Now, I accept laptops have soldered on components, they are an all in one solution for most vendors.  So it was four years ago when I specced up and bought my current laptop I had three requirements from it:

1. Upgradable Memory

2. Upgradable Drives/Storage

3. Changeable Battery

At that time I settled on the Lenovo E480, with an 8th Generation Intel Core i5 inside.

For point 1 I was able to buy it with 4GB of RAM (a single stick of DDR4) installed, saving me over £110 on buying an upgrade to 8GB direct.  I simply received it, opened it and installed a 16GB kit (pair of 8GB sticks) for £83; so I saved and had more memory.

For point 2, I was again able to get deliver with a single 500gb mechanical hard drive, and for merely £65 I was able to get a really nice M.2 nVME SSD and install that the moment it arrived.  I am still able to replace the standard 2.5" SSD SATA drive if I want.  And I was also able to install a 1TB MicroSD card for more cold storage of large files when on the move and disconnected from my file server.

For point 3, being a Lenovo is a huge boon, there are a lot of resellers of their components and the battery is no exception, plus it's a battery just installed with a sticky pad and a single 4 pin connector, very simple to open the chassis and swap it out.  After four years mine is due a change, it has gone from around 9 hours on a full charge to only 4.

The machine is simple to work on, it's got lots of external ports, it can drive all the devices I want, the wfi, bluetooth and just quality of the Lenovo build is very nice.

So, what could possibly replace it?

I am coming up blank, I've been looking and looking, I do not want to support Apple, as much as I like the look of their hardware the total lack of any repair or upgrade paths in the M1/M2 space annoys me, their GPU is custom too, and I want to be working in open source wherever possible (read Linux).

Asus are similarly offering lots of options but so very many of them are locked down, there are RAM upgrades for some, but that's about all.  And crucially battery replacement is sketchy, it's hard to even find out what battery a unit offering has.

Very similar results in my search with Toshiba, Acer, Dell (including Alienware) and a custom builder here in the UK.

I did look briefly at modular options, such as the ones touted recently by Linus Sebastian, but getting them here in the UK is a massive pain in the rear.

So simply put will I ever buy a laptop again?  I don't know.

If I can find something meeting my three previous requirements and include adding an external GPU via USB-C to it, that maybe a selling point, but I'm really not willing to give up on the first three requirements I had.  They are the very definition of a laptop to me, you live with a locked down CPU and GPU, but at least you can expand the utility of the unit in other ways.  Except, vendors want to ship thinner, sealed, easy [for them] to support units with a limited [est 2 year] shelf life; after which you are cast to the winds.

As I understand it my Lenovo now being 4 years old, an 8th Gen Intel, makes it positively geriatric.

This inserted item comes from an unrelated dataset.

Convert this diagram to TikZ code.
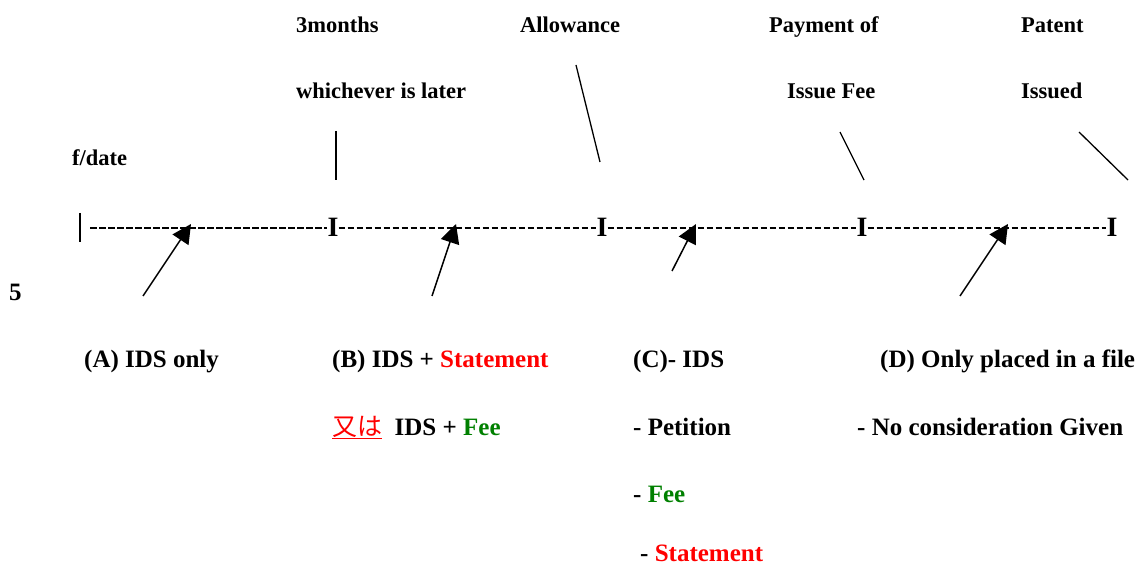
\documentclass[tikz,border=0pt]{standalone}
\usepackage{fontspec}
\setmainfont{Liberation Serif}[BoldFont={Liberation Serif Bold}]
\newfontfamily\jpfont{Noto Sans CJK JP}
\usetikzlibrary{arrows.meta}
\definecolor{stred}{RGB}{255,0,0}
\definecolor{feegreen}{RGB}{0,128,0}
\tikzset{
  toplbl/.style={anchor=base west,inner sep=0pt,font=\fontsize{22.5}{27}\selectfont\bfseries},
  botlbl/.style={anchor=base west,inner sep=0pt,font=\fontsize{25}{30}\selectfont\bfseries},
  tlmark/.style={inner sep=0pt,font=\fontsize{28}{30}\selectfont\bfseries},
  tick/.style={line width=1.3pt},
  pointer/.style={line width=1.5pt,-{Triangle[length=19pt,width=19pt]}},
  timeline/.style={line width=1.5pt,dash pattern=on 6.5pt off 2.5pt},
}
\begin{document}
\begin{tikzpicture}[x=1pt,y=-1pt]
\useasboundingbox (0,0) rectangle (1141,569);
% top labels
\node[toplbl] (t3m) at (296,33) {3months};
\node[toplbl] (twl) at (296,99) {whichever is later};
\node[toplbl] (tal) at (520,33) {Allowance};
\node[toplbl] (tpo) at (769,33) {Payment of};
\node[toplbl] (tif) at (787,99) {Issue Fee};
\node[toplbl] (tpa) at (1021,33) {Patent};
\node[toplbl] (tis) at (1021,99) {Issued};
\node[toplbl] (tfd) at (72,166) {f/date};
\node[botlbl] (five) at (9,301) {5};
% pointer lines from labels to marks
\coordinate (l1a) at (336,131); \coordinate (l1b) at (336,180);
\coordinate (l2a) at (576,65);  \coordinate (l2b) at (600,162);
\coordinate (l3a) at (840,132); \coordinate (l3b) at (864,180);
\coordinate (l4a) at (1079,132); \coordinate (l4b) at (1128,180);
\draw[tick] (l1a) -- (l1b);
\draw[tick] (l2a) -- (l2b);
\draw[tick] (l3a) -- (l3b);
\draw[tick] (l4a) -- (l4b);
% timeline
\coordinate (bartop) at (80,213); \coordinate (barbot) at (80,242);
\draw[line width=1.2pt] (bartop) -- (barbot);
\coordinate (start) at (90,228);
\node[tlmark] (m1) at (333,227) {I};
\node[tlmark] (m2) at (602,227) {I};
\node[tlmark] (m3) at (862,227) {I};
\node[tlmark] (m4) at (1112,227) {I};
\draw[timeline] (start) -- (m1.west |- start);
\draw[timeline] (m1.east |- start) -- (m2.west |- start);
\draw[timeline] (m2.east |- start) -- (m3.west |- start);
\draw[timeline] (m3.east |- start) -- (m4.west |- start);
% arrows
\coordinate (aA) at (143,296); \coordinate (hA) at (191,224);
\coordinate (aB) at (432,296); \coordinate (hB) at (456,224);
\coordinate (aC) at (672,271); \coordinate (hC) at (696,224);
\coordinate (aD) at (960,296); \coordinate (hD) at (1008,224);
\draw[pointer] (aA) -- (hA);
\draw[pointer] (aB) -- (hB);
\draw[pointer] (aC) -- (hC);
\draw[pointer] (aD) -- (hD);
% bottom labels
\node[botlbl] (lA) at (84,368) {(A) IDS only};
\node[botlbl] (lB) at (332,368) {(B) IDS + \textcolor{stred}{Statement}};
\node[botlbl] (lB2) at (332,435) {\textcolor{stred}{\jpfont\mdseries\underline{又は}}\ \ IDS + \textcolor{feegreen}{Fee}};
\node[botlbl] (lC) at (633,368) {(C)- IDS};
\node[botlbl] (lC2) at (633,435) {- Petition};
\node[botlbl] (lC3) at (633,502) {- \textcolor{feegreen}{Fee}};
\node[botlbl] (lC4) at (640,561) {- \textcolor{stred}{Statement}};
\node[botlbl] (lD) at (880,368) {(D) Only placed in a file};
\node[botlbl] (lD2) at (857,435) {- No consideration Given};
\end{tikzpicture}
\end{document}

Want to read more about my quest for a laptop in 2018, why not read this one http://megalomaniacbore.blogspot.com/2018/12/deep-thought-about-new-laptop.html

Or even my laptop purchase from 2012, http://megalomaniacbore.blogspot.com/2012/01/custom-laptop-for-virtual-deeds.html

1 comment:

  1. So very disappointed after days more searching to find the only machines I'd be interested in have soldered on RAM, really SOLDERED DIRECTLY ON RAM in 2023, it's a disgrace.